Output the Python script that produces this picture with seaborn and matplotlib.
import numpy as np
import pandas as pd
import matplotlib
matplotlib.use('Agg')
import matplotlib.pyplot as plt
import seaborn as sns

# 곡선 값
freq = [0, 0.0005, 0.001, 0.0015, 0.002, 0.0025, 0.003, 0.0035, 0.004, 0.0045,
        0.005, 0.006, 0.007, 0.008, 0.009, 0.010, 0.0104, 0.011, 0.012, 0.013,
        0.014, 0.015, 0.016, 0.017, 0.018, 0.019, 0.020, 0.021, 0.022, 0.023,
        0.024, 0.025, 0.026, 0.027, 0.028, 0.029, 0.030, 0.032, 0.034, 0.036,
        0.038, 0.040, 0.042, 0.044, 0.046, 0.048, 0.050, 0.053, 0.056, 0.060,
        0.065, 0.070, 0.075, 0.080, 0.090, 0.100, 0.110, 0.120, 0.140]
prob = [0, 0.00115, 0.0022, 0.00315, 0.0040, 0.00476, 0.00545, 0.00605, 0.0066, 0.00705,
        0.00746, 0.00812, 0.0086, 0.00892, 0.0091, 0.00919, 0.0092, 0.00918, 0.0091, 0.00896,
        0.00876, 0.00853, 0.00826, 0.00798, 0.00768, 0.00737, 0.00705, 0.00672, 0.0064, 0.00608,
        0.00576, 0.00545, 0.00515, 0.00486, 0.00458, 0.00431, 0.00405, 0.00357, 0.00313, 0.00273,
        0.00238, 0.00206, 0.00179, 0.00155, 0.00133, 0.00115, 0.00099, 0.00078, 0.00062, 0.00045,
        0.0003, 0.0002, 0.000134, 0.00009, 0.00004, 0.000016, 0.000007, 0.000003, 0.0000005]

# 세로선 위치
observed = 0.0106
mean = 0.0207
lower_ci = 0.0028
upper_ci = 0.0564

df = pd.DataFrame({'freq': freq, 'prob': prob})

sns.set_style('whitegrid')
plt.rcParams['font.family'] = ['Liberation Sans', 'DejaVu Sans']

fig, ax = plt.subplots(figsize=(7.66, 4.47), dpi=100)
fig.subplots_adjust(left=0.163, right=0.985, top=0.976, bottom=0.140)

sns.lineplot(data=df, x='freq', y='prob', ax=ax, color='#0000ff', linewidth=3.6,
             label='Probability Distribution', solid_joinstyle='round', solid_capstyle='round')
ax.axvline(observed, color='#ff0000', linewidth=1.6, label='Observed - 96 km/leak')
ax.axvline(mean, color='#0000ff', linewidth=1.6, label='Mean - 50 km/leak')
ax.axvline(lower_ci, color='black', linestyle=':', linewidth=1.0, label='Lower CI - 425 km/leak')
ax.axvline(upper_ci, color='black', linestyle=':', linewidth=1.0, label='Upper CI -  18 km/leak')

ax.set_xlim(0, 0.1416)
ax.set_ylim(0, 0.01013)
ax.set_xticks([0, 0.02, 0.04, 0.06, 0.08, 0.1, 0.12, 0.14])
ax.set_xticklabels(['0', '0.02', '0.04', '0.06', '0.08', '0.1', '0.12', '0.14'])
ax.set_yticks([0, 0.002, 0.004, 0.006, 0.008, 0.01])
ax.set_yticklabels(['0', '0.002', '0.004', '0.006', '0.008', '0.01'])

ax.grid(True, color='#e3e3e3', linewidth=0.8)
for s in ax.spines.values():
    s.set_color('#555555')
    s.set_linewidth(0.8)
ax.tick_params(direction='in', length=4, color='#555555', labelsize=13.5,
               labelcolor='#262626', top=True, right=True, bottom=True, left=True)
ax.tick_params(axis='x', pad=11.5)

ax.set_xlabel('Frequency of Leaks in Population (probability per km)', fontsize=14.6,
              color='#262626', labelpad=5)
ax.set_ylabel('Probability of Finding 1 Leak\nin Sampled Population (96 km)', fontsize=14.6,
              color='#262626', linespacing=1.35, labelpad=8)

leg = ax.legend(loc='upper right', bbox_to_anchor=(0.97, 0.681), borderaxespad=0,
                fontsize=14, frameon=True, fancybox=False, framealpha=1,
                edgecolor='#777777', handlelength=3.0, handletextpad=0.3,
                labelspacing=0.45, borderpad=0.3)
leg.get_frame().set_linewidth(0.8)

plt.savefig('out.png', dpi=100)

------------

**To do**
Look back over the material above and state how many lines hold the word "seaborn". Write the number and nothing else.

**Full response**
2